A avaliação é perfeita em relação aos planos de expansão da Planeta, que projeta para este ano um crescimento de 40% em relação a 2004. Com a credencial de mais de 50 anos de existência, o grupo espanhol é o quinto maior do mundo e o primeiro em língua espanhola, atuando em cerca de 20 países hispânicos, o que garante lançamentos globais de seus livros. “Não chegamos aqui para ver o que acontece. Em língua portuguesa, já estávamos em Portugal. Na América, só o Brasil é que estava faltando”, afirma Kehrig, que comemora os 230 títulos lançados. Quem não está gostando nada desta arrumação nas prateleiras são as concorrentes, que acusam a Planeta de inflacionar o passe dos escritores locais e desfalcar seus catálogos. “As mesmas editoras fizeram o mesmo em outro momento e, logicamente, pegaram os melhores. Fernando Morais não foi inventado pela Companhia das Letras, era de outra editora”, ataca Kehrig. Soto completa: “As grandes casas editoriais do Brasil não costumam economizar na disputa dos grandes best-sellers internacionais. Será que elas estão dando o mesmo tratamento para o autor nacional?”

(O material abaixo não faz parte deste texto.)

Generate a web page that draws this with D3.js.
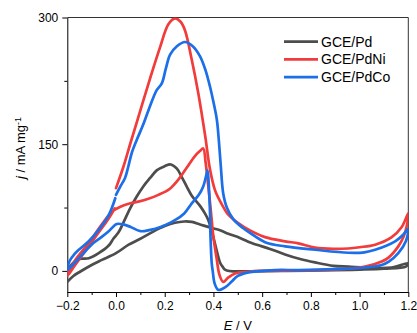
<!DOCTYPE html>
<html>
<head>
<meta charset="utf-8">
<script src="https://cdn.jsdelivr.net/npm/d3@7"></script>
<style>
body { margin: 0; background: #fff; }
svg { display: block; font-family: "Liberation Sans", Arial, sans-serif; }
.axis text { font-size: 12px; fill: #000; }
.axis path, .axis line { stroke: #000; }
</style>
</head>
<body>
<script>

// cyclic voltammograms, [E (V), j (mA mg-1)] in scan order
const pdLoop = [
  [-0.2, -13], [-0.175, -6], [-0.148, -1], [-0.1, 7], [-0.058, 13], [0.0, 21], [0.052, 31],
  [0.1, 38], [0.153, 46.5], [0.2, 53], [0.242, 57], [0.28, 58.5], [0.311, 58], [0.345, 55],
  [0.39, 51], [0.427, 48], [0.461, 44], [0.509, 39], [0.557, 33], [0.632, 26], [0.694, 19.5],
  [0.756, 14], [0.817, 10], [0.892, 6], [0.954, 5], [1.064, 3.5], [1.13, 4], [1.2, 9],
  [1.19, 5], [1.1, 2.5], [1.0, 1.5], [0.9, 1], [0.7, 0], [0.55, -0.5], [0.48, -0.5], [0.455, 0.5],
  [0.445, 2], [0.435, 6], [0.427, 10], [0.41, 28], [0.395, 45], [0.379, 60], [0.365, 68],
  [0.345, 77], [0.311, 89], [0.29, 100], [0.27, 111], [0.25, 121], [0.225, 126], [0.2, 124],
  [0.167, 119], [0.14, 110], [0.112, 100], [0.085, 88], [0.058, 74], [0.03, 57], [0.011, 46],
  [-0.011, 38], [-0.03, 30], [-0.071, 21], [-0.112, 15], [-0.153, 14], [-0.181, 8], [-0.2, 1]
]

const pdniLoop = [
  [0.0, 98], [0.03, 123], [0.06, 152], [0.1, 190], [0.14, 228], [0.18, 264], [0.215, 292],
  [0.242, 299], [0.265, 295], [0.283, 285], [0.311, 250], [0.338, 210], [0.366, 160],
  [0.386, 120], [0.407, 95], [0.434, 79], [0.46, 67], [0.5, 57], [0.55, 48], [0.612, 40],
  [0.694, 35], [0.749, 32.5], [0.817, 27.5], [0.892, 26], [0.954, 26.5], [1.0, 28], [1.064, 31],
  [1.132, 40], [1.173, 52], [1.2, 68],
  [1.195, 55], [1.18, 40], [1.159, 29], [1.12, 16], [1.091, 11], [1.023, 5], [0.95, 2.5],
  [0.886, 1.5], [0.75, 0.5], [0.6, 0], [0.543, -1], [0.489, -3], [0.46, -8], [0.44, -13],
  [0.425, -5], [0.413, 15], [0.4, 40], [0.388, 75], [0.379, 100], [0.368, 128], [0.358, 145],
  [0.345, 142], [0.324, 136], [0.29, 122], [0.256, 108], [0.22, 97], [0.174, 90], [0.13, 85],
  [0.092, 82], [0.059, 80], [0.018, 76], [-0.017, 70], [-0.058, 55], [-0.112, 33], [-0.167, 13],
  [-0.2, -3],
  [-0.2, -6], [-0.17, 6], [-0.12, 26], [-0.07, 46], [-0.03, 62], [-0.005, 74]
]

const pdcoLoop = [
  [0.0, 90], [0.018, 100], [0.037, 110], [0.05, 123], [0.064, 139], [0.085, 155], [0.11, 172],
  [0.133, 190], [0.167, 214], [0.188, 222], [0.205, 240], [0.222, 256], [0.25, 266],
  [0.283, 271], [0.315, 266], [0.345, 254], [0.367, 238], [0.386, 218], [0.4, 200],
  [0.414, 179], [0.422, 155], [0.43, 125], [0.44, 92], [0.455, 75], [0.482, 61], [0.52, 51],
  [0.55, 45], [0.612, 34], [0.694, 29], [0.817, 25], [0.954, 21.5], [1.02, 22], [1.064, 25],
  [1.146, 35], [1.18, 43], [1.2, 50],
  [1.19, 35], [1.159, 21], [1.12, 11], [1.091, 7], [1.023, 4], [0.9, 2], [0.75, 1], [0.653, 1],
  [0.55, -1.5], [0.5, -6], [0.475, -12.6], [0.45, -19], [0.42, -22.5], [0.405, -15],
  [0.397, 0], [0.393, 9], [0.388, 40], [0.386, 68], [0.382, 95], [0.376, 119], [0.368, 110],
  [0.358, 100], [0.34, 90], [0.311, 80], [0.28, 68], [0.242, 60], [0.2, 54], [0.174, 51],
  [0.14, 48.5], [0.1, 47], [0.06, 52], [0.03, 55], [0.003, 55.5], [-0.03, 47], [-0.06, 40],
  [-0.093, 33], [-0.14, 19], [-0.181, 6], [-0.2, 1],
  [-0.19, 12], [-0.17, 20], [-0.153, 25], [-0.112, 35], [-0.071, 48.5], [-0.03, 66], [-0.003, 86]
]

const seriesNames = ["GCE/Pd", "GCE/PdNi", "GCE/PdCo"]
const seriesColors = ["#4d4d4d", "#f23b3b", "#1c6fe8"]
const xTicks = [-0.2, 0.0, 0.2, 0.4, 0.6, 0.8, 1.0, 1.2]
const xMinor = [-0.1, 0.1, 0.3, 0.5, 0.7, 0.9, 1.1]
const yTicks = [0, 150, 300]
const yMinor = [75, 225]

const series = seriesNames.map((name, i) => ({
  name: name,
  color: seriesColors[i],
  values: [pdLoop, pdniLoop, pdcoLoop][i]
}))

const margin = {top: 17.5, right: 8.7, bottom: 41, left: 67.3}
const width = 417 - margin.left - margin.right
const height = 333 - margin.top - margin.bottom

const xScale = d3.scaleLinear().domain([-0.2, 1.2]).range([0, width])
const yScale = d3.scaleLinear().domain([-25, 300]).range([height, 0])

const svg = d3.select("body")
  .append("svg")
  .attr("width", 417)
  .attr("height", 333)
  .append("g")
  .attr("transform", "translate(" + margin.left + "," + margin.top + ")")

svg.append("clipPath")
  .attr("id", "plot-clip")
  .append("rect")
  .attr("width", width)
  .attr("height", height)

// minor ticks first, majors with labels on top
svg.append("g")
  .attr("class", "axis")
  .attr("transform", "translate(0," + height + ")")
  .call(d3.axisBottom(xScale).tickValues(xMinor).tickSize(3).tickFormat(""))
  .call(g => g.select(".domain").remove())

svg.append("g")
  .attr("class", "axis")
  .call(d3.axisLeft(yScale).tickValues(yMinor).tickSize(3).tickFormat(""))
  .call(g => g.select(".domain").remove())

svg.append("g")
  .attr("class", "axis")
  .attr("transform", "translate(0," + height + ")")
  .call(d3.axisBottom(xScale).tickValues(xTicks).tickSize(5).tickSizeOuter(0).tickPadding(4)
    .tickFormat(d3.format(".1f")))

svg.append("g")
  .attr("class", "axis")
  .call(d3.axisLeft(yScale).tickValues(yTicks).tickSize(5).tickSizeOuter(0).tickPadding(4))

// box top and right
svg.append("path")
  .attr("d", "M0,0H" + width + "V" + height)
  .attr("fill", "none")
  .attr("stroke", "#333")
  .attr("stroke-width", 1)

const line = d3.line()
  .curve(d3.curveCatmullRom.alpha(0.5))
  .x(d => xScale(d[0]))
  .y(d => yScale(d[1]))

svg.append("g")
  .attr("clip-path", "url(#plot-clip)")
  .selectAll(".loop")
  .data(series)
  .enter()
  .append("path")
  .attr("class", "loop")
  .attr("d", d => line(d.values))
  .attr("fill", "none")
  .attr("stroke", d => d.color)
  .attr("stroke-width", 2.7)
  .attr("stroke-linejoin", "round")
  .attr("stroke-linecap", "round")

// legend
const legend = svg.selectAll(".legend")
  .data(series)
  .enter()
  .append("g")
  .attr("class", "legend")
  .attr("transform", (d, i) => "translate(" + (284 - margin.left) + "," + (41.7 - margin.top + i * 17.7) + ")")

legend.append("line")
  .attr("x1", 0)
  .attr("x2", 34)
  .attr("stroke", d => d.color)
  .attr("stroke-width", 2.7)

legend.append("text")
  .attr("x", 37)
  .attr("dy", "0.36em")
  .style("font-size", "14px")
  .text(d => d.name)

// axis titles
const xLabel = svg.append("text")
  .attr("x", width / 2)
  .attr("y", 330 - margin.top)
  .attr("text-anchor", "middle")
  .style("font-size", "13px")
xLabel.append("tspan").style("font-style", "italic").text("E")
xLabel.append("tspan").text(" / V")

const yLabel = svg.append("text")
  .attr("transform", "translate(" + (25 - margin.left) + "," + (148 - margin.top) + ") rotate(-90)")
  .attr("text-anchor", "middle")
  .style("font-size", "13px")
yLabel.append("tspan").style("font-style", "italic").text("j")
yLabel.append("tspan").text(" / mA mg")
yLabel.append("tspan").attr("dy", "-0.45em").style("font-size", "9px").text("-1")

</script>
</body>
</html>
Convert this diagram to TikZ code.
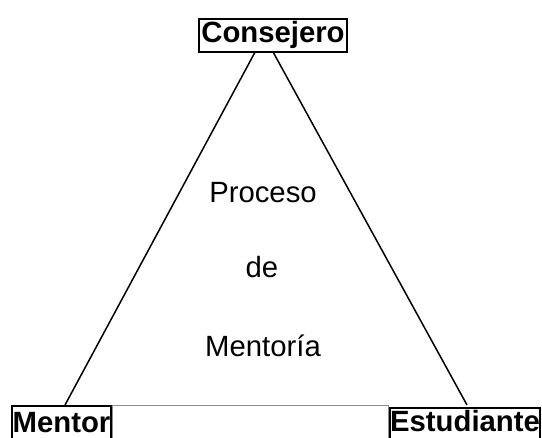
\documentclass[tikz,border=0pt]{standalone}
\usepackage{fontspec}
\setmainfont{Liberation Sans}
\begin{document}
\begin{tikzpicture}[x=1pt,y=-1pt,
  side/.style={line width=1.5pt},
  base/.style={draw=black!45,line width=1pt},
  vbox/.style={draw,line width=2pt,fill=white,inner sep=0pt,
    font=\fontsize{29.3}{34}\bfseries\selectfont,text height=21pt},
  midtext/.style={anchor=base,inner sep=0pt,font=\fontsize{29.3}{34}\selectfont}]
\useasboundingbox (0,0) rectangle (542,438);
\fill[white] (0,0) rectangle (542,438);
% triangle sides
\coordinate (apex) at (264,35.5);
\coordinate (bl) at (65,405);
\coordinate (br) at (467,405);
\draw[side] (apex) -- (bl);
\draw[side] (apex) -- (br);
% grey base
\coordinate (g1) at (112,445);
\coordinate (g2) at (112,406);
\coordinate (g3) at (388,406);
\coordinate (g4) at (388,445);
\draw[base] (g1) -- (g2) -- (g3) -- (g4);
% boxes
\node[vbox,minimum width=148pt,minimum height=33pt,text depth=6pt] (cons) at (273,35.5) {Consejero};
\node[vbox,minimum width=99pt,minimum height=36pt,text depth=3pt] (ment) at (61.5,424) {Mentor};
\node[vbox,minimum width=148pt,minimum height=34pt,text depth=7pt] (est) at (465,425) {Estudiante};
% middle text
\node[midtext] (t1) at (263,203) {Proceso};
\node[midtext] (t2) at (262,278) {de};
\node[midtext] (t3) at (263,357) {Mentoría};
\end{tikzpicture}
\end{document}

Vinculado à Record, mas contratado pela Planeta para o projeto de Eldorado do Carajás, o escritor carioca Eric Nepomuceno vê o cenário com bons olhos. “Isso contribui, e muito, para profissionalizar o escritor brasileiro. Não tenho queixas da minha editora, mas reconheço que essa mexida no mercado é boa para todos nós.” Outro que andou conversando com Kehrig e Soto foi Jô Soares, sondado no ano passado. “Foi uma abordagem supersimpática e profissional. Mas eu tinha vínculos com a Companhia das Letras e não houve necessidade de quebrá-los”, conta Jô, que continua na mira dos espanhóis. “A chegada destes grupos é um sinal de que o mercado é bem maior do que pensam os próprios escritores.” Mas é bom não crescer os olhos. “Não chegamos com uma mala de dinheiro para repartir aos melhores. Oferecemos um projeto editorial”, diz Kehrig, com aquele humor de quem não veio para brincar.